* **Task to complete**:
Copy down all of the data underneath, exactly as shown.

:::::

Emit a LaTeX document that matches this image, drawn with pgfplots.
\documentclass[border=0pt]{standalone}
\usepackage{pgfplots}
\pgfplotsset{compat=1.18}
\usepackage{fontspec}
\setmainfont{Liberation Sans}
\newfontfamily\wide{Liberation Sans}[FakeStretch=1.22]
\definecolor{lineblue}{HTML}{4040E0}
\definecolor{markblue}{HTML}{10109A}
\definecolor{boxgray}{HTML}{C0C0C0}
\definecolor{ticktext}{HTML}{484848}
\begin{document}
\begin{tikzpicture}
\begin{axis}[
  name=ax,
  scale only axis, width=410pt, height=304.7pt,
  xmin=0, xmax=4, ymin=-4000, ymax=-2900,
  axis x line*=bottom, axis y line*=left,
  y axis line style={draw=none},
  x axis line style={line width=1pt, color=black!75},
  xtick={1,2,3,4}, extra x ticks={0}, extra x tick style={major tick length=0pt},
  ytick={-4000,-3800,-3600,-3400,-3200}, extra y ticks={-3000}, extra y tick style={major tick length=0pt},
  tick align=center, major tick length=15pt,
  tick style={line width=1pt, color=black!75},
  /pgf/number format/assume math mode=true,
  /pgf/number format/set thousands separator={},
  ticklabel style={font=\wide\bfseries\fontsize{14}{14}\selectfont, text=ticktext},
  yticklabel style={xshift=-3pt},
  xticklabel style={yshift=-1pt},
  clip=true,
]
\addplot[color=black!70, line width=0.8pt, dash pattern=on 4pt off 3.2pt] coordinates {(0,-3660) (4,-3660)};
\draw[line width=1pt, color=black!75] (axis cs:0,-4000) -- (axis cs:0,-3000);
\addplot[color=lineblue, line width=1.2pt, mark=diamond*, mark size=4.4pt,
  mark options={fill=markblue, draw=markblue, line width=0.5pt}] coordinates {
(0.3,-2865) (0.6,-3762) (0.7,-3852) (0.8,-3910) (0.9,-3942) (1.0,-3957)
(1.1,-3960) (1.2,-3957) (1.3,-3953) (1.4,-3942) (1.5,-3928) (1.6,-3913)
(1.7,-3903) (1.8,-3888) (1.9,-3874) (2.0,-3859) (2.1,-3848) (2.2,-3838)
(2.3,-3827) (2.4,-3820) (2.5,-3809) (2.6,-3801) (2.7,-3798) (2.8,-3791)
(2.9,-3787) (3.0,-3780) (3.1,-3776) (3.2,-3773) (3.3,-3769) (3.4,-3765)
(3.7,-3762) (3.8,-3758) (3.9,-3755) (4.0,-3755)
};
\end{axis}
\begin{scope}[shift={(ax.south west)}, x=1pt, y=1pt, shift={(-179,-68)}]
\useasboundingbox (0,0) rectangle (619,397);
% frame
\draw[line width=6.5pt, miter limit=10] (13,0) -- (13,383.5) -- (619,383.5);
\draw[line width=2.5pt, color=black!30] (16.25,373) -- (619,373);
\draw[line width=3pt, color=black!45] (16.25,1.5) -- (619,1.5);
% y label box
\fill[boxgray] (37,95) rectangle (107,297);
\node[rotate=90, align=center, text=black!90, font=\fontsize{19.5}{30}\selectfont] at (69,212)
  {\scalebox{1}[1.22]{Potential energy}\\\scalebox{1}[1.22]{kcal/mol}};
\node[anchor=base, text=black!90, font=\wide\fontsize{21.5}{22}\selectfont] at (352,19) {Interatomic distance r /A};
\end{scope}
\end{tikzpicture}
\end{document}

:::::

* **Answer**:
Emit a LaTeX document that matches this image, drawn with pgfplots.
\documentclass[border=0pt]{standalone}
\usepackage{pgfplots}
\pgfplotsset{compat=1.18}
\usepackage{fontspec}
\setmainfont{Liberation Sans}
\newfontfamily\wide{Liberation Sans}[FakeStretch=1.22]
\definecolor{lineblue}{HTML}{4040E0}
\definecolor{markblue}{HTML}{10109A}
\definecolor{boxgray}{HTML}{C0C0C0}
\definecolor{ticktext}{HTML}{484848}
\begin{document}
\begin{tikzpicture}
\begin{axis}[
  name=ax,
  scale only axis, width=410pt, height=304.7pt,
  xmin=0, xmax=4, ymin=-4000, ymax=-2900,
  axis x line*=bottom, axis y line*=left,
  y axis line style={draw=none},
  x axis line style={line width=1pt, color=black!75},
  xtick={1,2,3,4}, extra x ticks={0}, extra x tick style={major tick length=0pt},
  ytick={-4000,-3800,-3600,-3400,-3200}, extra y ticks={-3000}, extra y tick style={major tick length=0pt},
  tick align=center, major tick length=15pt,
  tick style={line width=1pt, color=black!75},
  /pgf/number format/assume math mode=true,
  /pgf/number format/set thousands separator={},
  ticklabel style={font=\wide\bfseries\fontsize{14}{14}\selectfont, text=ticktext},
  yticklabel style={xshift=-3pt},
  xticklabel style={yshift=-1pt},
  clip=true,
]
\addplot[color=black!70, line width=0.8pt, dash pattern=on 4pt off 3.2pt] coordinates {(0,-3660) (4,-3660)};
\draw[line width=1pt, color=black!75] (axis cs:0,-4000) -- (axis cs:0,-3000);
\addplot[color=lineblue, line width=1.2pt, mark=diamond*, mark size=4.4pt,
  mark options={fill=markblue, draw=markblue, line width=0.5pt}] coordinates {
(0.3,-2865) (0.6,-3762) (0.7,-3852) (0.8,-3910) (0.9,-3942) (1.0,-3957)
(1.1,-3960) (1.2,-3957) (1.3,-3953) (1.4,-3942) (1.5,-3928) (1.6,-3913)
(1.7,-3903) (1.8,-3888) (1.9,-3874) (2.0,-3859) (2.1,-3848) (2.2,-3838)
(2.3,-3827) (2.4,-3820) (2.5,-3809) (2.6,-3801) (2.7,-3798) (2.8,-3791)
(2.9,-3787) (3.0,-3780) (3.1,-3776) (3.2,-3773) (3.3,-3769) (3.4,-3765)
(3.7,-3762) (3.8,-3758) (3.9,-3755) (4.0,-3755)
};
\end{axis}
\begin{scope}[shift={(ax.south west)}, x=1pt, y=1pt, shift={(-179,-68)}]
\useasboundingbox (0,0) rectangle (619,397);
% frame
\draw[line width=6.5pt, miter limit=10] (13,0) -- (13,383.5) -- (619,383.5);
\draw[line width=2.5pt, color=black!30] (16.25,373) -- (619,373);
\draw[line width=3pt, color=black!45] (16.25,1.5) -- (619,1.5);
% y label box
\fill[boxgray] (37,95) rectangle (107,297);
\node[rotate=90, align=center, text=black!90, font=\fontsize{19.5}{30}\selectfont] at (69,212)
  {\scalebox{1}[1.22]{Potential energy}\\\scalebox{1}[1.22]{kcal/mol}};
\node[anchor=base, text=black!90, font=\wide\fontsize{21.5}{22}\selectfont] at (352,19) {Interatomic distance r /A};
\end{scope}
\end{tikzpicture}
\end{document}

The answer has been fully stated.